# Im new!



## Izzy1993 (Feb 1, 2006)

*

Hi! I'm new!  I found this site on google, and I thought it looked like the purrfect :wink: cat forum for me!! Well, I jsut wanted to say hi! 

Is it okay if I DONT own a cat? Well, I did but then we moved, so we had to sell her to one of my friends.  But still, is it okay? 

*


----------



## Jeanie (Jun 18, 2003)

Hi, Izzy! Welcome! Of course you can come here if you love cats. I'm so sorry you couldn't keep your cat, but the day will come when you can get another.
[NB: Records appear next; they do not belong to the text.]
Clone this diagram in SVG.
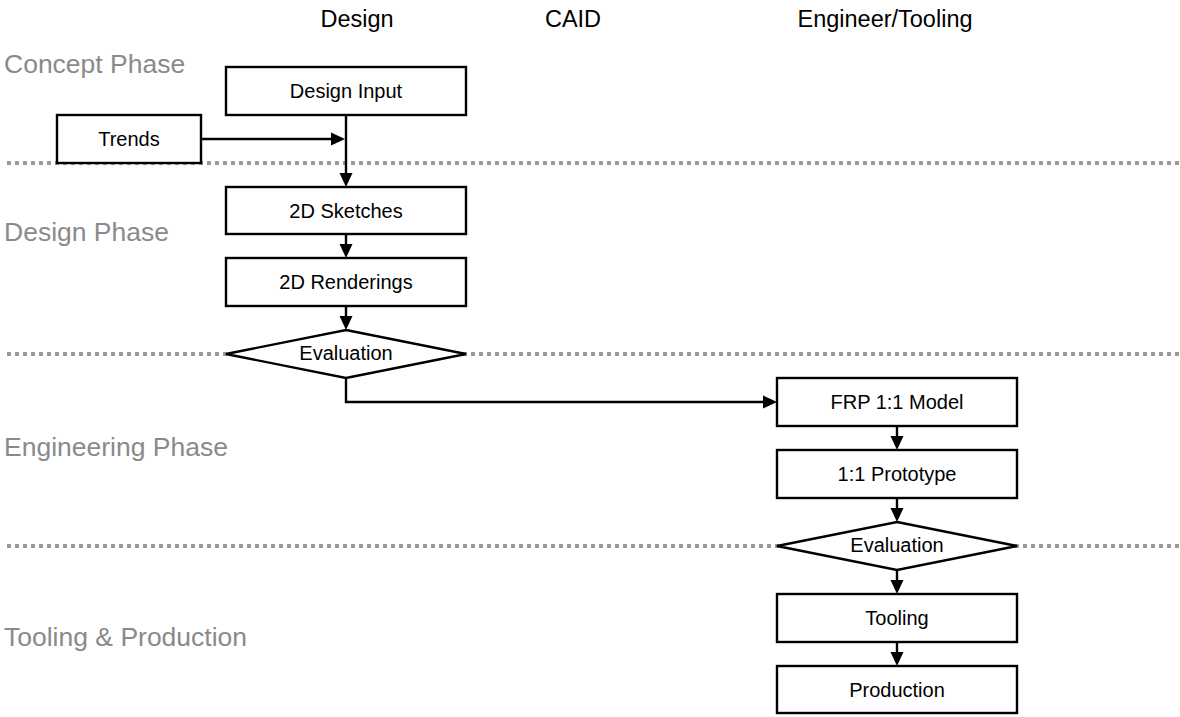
<svg xmlns="http://www.w3.org/2000/svg" width="1180" height="717" viewBox="0 0 1180 717">
<defs>
<marker id="arr" markerWidth="14" markerHeight="14" refX="10" refY="7" orient="auto" markerUnits="userSpaceOnUse">
<path d="M0,0.5 L14,7 L0,13.5 Z" fill="#000"/>
</marker>
<style>
.box{fill:#fff;stroke:#000;stroke-width:2.4}
.t{font-family:"Liberation Sans",Arial,sans-serif;font-size:20px;fill:#000;text-anchor:middle}
.hd{font-family:"Liberation Sans",Arial,sans-serif;font-size:23.5px;fill:#000;text-anchor:middle}
.ph{font-family:"Liberation Sans",Arial,sans-serif;font-size:26.5px;fill:#8a8a8a}
.sep{stroke:#999;stroke-width:4;stroke-dasharray:4 4;fill:none}
.c{stroke:#000;stroke-width:2.4;fill:none;marker-end:url(#arr)}
</style>
</defs>
<rect width="1180" height="717" fill="#fff"/>
<g id="separators">
<line class="sep" x1="7" y1="163" x2="1180" y2="163"/>
<line class="sep" x1="7" y1="354" x2="1180" y2="354"/>
<line class="sep" x1="7" y1="546" x2="1180" y2="546"/>
</g>
<g id="headers">
<text class="hd" x="357" y="27">Design</text>
<text class="hd" x="573" y="27">CAID</text>
<text class="hd" x="885" y="27">Engineer/Tooling</text>
</g>
<g id="phases">
<text class="ph" x="4" y="73">Concept Phase</text>
<text class="ph" x="4" y="241">Design Phase</text>
<text class="ph" x="4" y="456">Engineering Phase</text>
<text class="ph" x="4" y="646">Tooling &amp; Production</text>
</g>
<g id="connectors">
<line class="c" x1="201" y1="139" x2="341" y2="139"/>
<line class="c" x1="346" y1="115" x2="346" y2="183"/>
<line class="c" x1="346" y1="234" x2="346" y2="254"/>
<line class="c" x1="346" y1="306" x2="346" y2="326"/>
<polyline class="c" points="346,378 346,402 773,402"/>
<line class="c" x1="897" y1="426" x2="897" y2="446"/>
<line class="c" x1="897" y1="498" x2="897" y2="518"/>
<line class="c" x1="897" y1="570" x2="897" y2="590"/>
<line class="c" x1="897" y1="642" x2="897" y2="662"/>
</g>
<g id="design-input"><rect class="box" x="226" y="67" width="240" height="48"/><text class="t" x="346" y="98">Design Input</text></g>
<g id="trends"><rect class="box" x="57" y="115" width="144" height="48"/><text class="t" x="129" y="146">Trends</text></g>
<g id="sketches"><rect class="box" x="226" y="187" width="240" height="47"/><text class="t" x="346" y="218">2D Sketches</text></g>
<g id="renderings"><rect class="box" x="226" y="258" width="240" height="48"/><text class="t" x="346" y="289">2D Renderings</text></g>
<g id="evaluation1"><polygon class="box" points="346,330 466,354 346,378 226,354"/><text class="t" x="346" y="360">Evaluation</text></g>
<g id="frp-model"><rect class="box" x="777" y="378" width="240" height="48"/><text class="t" x="897" y="409">FRP 1:1 Model</text></g>
<g id="prototype"><rect class="box" x="777" y="450" width="240" height="48"/><text class="t" x="897" y="481">1:1 Prototype</text></g>
<g id="evaluation2"><polygon class="box" points="897,522 1017,546 897,570 777,546"/><text class="t" x="897" y="552">Evaluation</text></g>
<g id="tooling"><rect class="box" x="777" y="594" width="240" height="48"/><text class="t" x="897" y="625">Tooling</text></g>
<g id="production"><rect class="box" x="777" y="666" width="240" height="47"/><text class="t" x="897" y="697">Production</text></g>
</svg>
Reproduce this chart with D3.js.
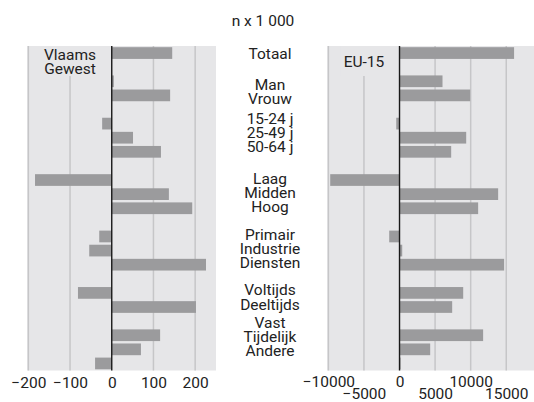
<!DOCTYPE html>
<html>
<head>
<meta charset="utf-8">
<script src="https://cdn.jsdelivr.net/npm/d3@7"></script>
<style>
  html, body { margin: 0; padding: 0; background: #fff; }
  svg { display: block; }
  text { font-family: Roboto, "Noto Sans", sans-serif; fill: #222; }
</style>
</head>
<body>
<svg id="chart" width="534" height="402"></svg>
<script>
// ---- data ----
const title = "n x 1 000";
const groups = [
  ["Totaal"],
  ["Man", "Vrouw"],
  ["15-24 j", "25-49 j", "50-64 j"],
  ["Laag", "Midden", "Hoog"],
  ["Primair", "Industrie", "Diensten"],
  ["Voltijds", "Deeltijds"],
  ["Vast", "Tijdelijk", "Andere"]
];
const categories = groups.flat();
const vlaamsValues = [145, 5, 140, -23, 51, 118, -184, 137, 193, -30, -54, 226, -81, 202, 116, 70, -40];
const euValues = [16100, 6040, 9930, -460, 9370, 7260, -9740, 13860, 11050, -1450, 380, 14700, 8950, 7400, 11750, 4310, 150];
const vlaamsTicks = [-200, -100, 0, 100, 200];
const euTicks = [-10000, -5000, 0, 5000, 10000, 15000];
const panelTitles = [["Vlaams", "Gewest"], ["EU-15"]];

// ---- layout ----
const svg = d3.select("#chart");
const plotTop = 46, plotBottom = 370.5;

// slot domain: categories with a spacer between groups
const slots = [];
groups.forEach((g, gi) => {
  if (gi > 0) slots.push("__gap" + gi);
  g.forEach(c => slots.push(c));
});
const y = d3.scaleBand().domain(slots).range([plotTop, plotBottom]).paddingInner(0.17).paddingOuter(0.085);

const panels = [
  { values: vlaamsValues, ticks: vlaamsTicks, x: d3.scaleLinear().domain([-202.5, 250]).range([27.3, 216]),
    title: panelTitles[0], titleAt: -100, stagger: false },
  { values: euValues, ticks: euTicks, x: d3.scaleLinear().domain([-10150, 18900]).range([327.3, 534]),
    title: panelTitles[1], titleAt: -5000, stagger: true }
];

const bg = "#e6e6e8", grid = "#c6c6c8", barColor = "#9b9b9d";

panels.forEach(p => {
  const g = svg.append("g");
  const [x0, x1] = p.x.range();
  g.append("rect").attr("x", x0).attr("y", plotTop).attr("width", x1 - x0).attr("height", plotBottom - plotTop).attr("fill", bg);
  // gridlines
  g.selectAll("line.grid").data(p.ticks.filter(t => t !== 0)).join("line")
    .attr("class", "grid")
    .attr("x1", d => p.x(d)).attr("x2", d => p.x(d))
    .attr("y1", plotTop).attr("y2", plotBottom)
    .attr("stroke", grid).attr("stroke-width", 1.5);
  // panel title with background box
  const tg = g.append("g");
  const tx = p.x(p.titleAt);
  const lh = 14;
  const nLines = p.title.length;
  const cy = 61;
  const tt = tg.append("text").attr("text-anchor", "middle").attr("font-size", 15.5);
  p.title.forEach((line, i) => {
    tt.append("tspan").attr("x", tx).attr("y", cy + 5.5 + (i - (nLines - 1) / 2) * lh).text(line);
  });
  const bb = tt.node().getBBox();
  tg.insert("rect", "text").attr("x", bb.x - 3).attr("y", plotTop).attr("width", bb.width + 6)
    .attr("height", 30).attr("fill", bg);
  // bars
  g.selectAll("rect.bar").data(categories.map((c, i) => ({ c, v: p.values[i] }))).join("rect")
    .attr("class", "bar")
    .attr("x", d => p.x(Math.min(0, d.v)))
    .attr("width", d => Math.abs(p.x(d.v) - p.x(0)))
    .attr("y", d => y(d.c)).attr("height", y.bandwidth())
    .attr("fill", barColor);
  // zero line
  g.append("line").attr("x1", p.x(0)).attr("x2", p.x(0)).attr("y1", plotTop).attr("y2", plotBottom)
    .attr("stroke", "#1a1a1a").attr("stroke-width", 1.4);
  // tick labels
  const axis = d3.axisBottom(p.x).tickValues(p.ticks).tickSize(0).tickPadding(0).tickFormat(d3.format("d"));
  const ag = g.append("g").attr("transform", `translate(0,${plotBottom})`).call(axis);
  ag.select(".domain").remove();
  ag.selectAll("text").attr("font-size", 15.5).attr("fill", "#222")
    .attr("font-family", "Roboto, 'Noto Sans', sans-serif")
    .attr("dy", null)
    .attr("y", (d, i) => p.stagger ? (i % 2 === 0 ? 16 : 28) : 17);
});

// category labels (group blocks, slightly nudged as in the original layout)
const groupNudge = [5.6, 9, 0.2, 4, 3.7, 2.5, -7];
const labelX = 270;
groups.forEach((grp, gi) => {
  grp.forEach(c => {
    svg.append("text").attr("x", labelX).attr("y", y(c) + y.bandwidth() / 2 + groupNudge[gi])
      .attr("text-anchor", "middle").attr("font-size", 15.5).text(c);
  });
});

// title
svg.append("text").attr("x", 263).attr("y", 25.5).attr("text-anchor", "middle").attr("font-size", 15.5).text(title);
</script>
</body>
</html>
Enjoy the forum. (See your PMs.)


----------



## kitkat (Sep 22, 2003)

Welcome aboard Izzy


----------



## bijan (Feb 1, 2006)

Hi there, I don't have one yet but I hopefully will soon.


----------



## Siamese (Feb 15, 2006)

*New.*

I'm also new. :lol:


----------



## HemiShakes (Feb 8, 2006)

Izzy - I love your picture!!! Welcome, I'm new too


----------



## dmcwlvssr (Apr 24, 2005)

Welcome from me, donna and the fur gang Mischka, Linx, Sundance & Pandia!


----------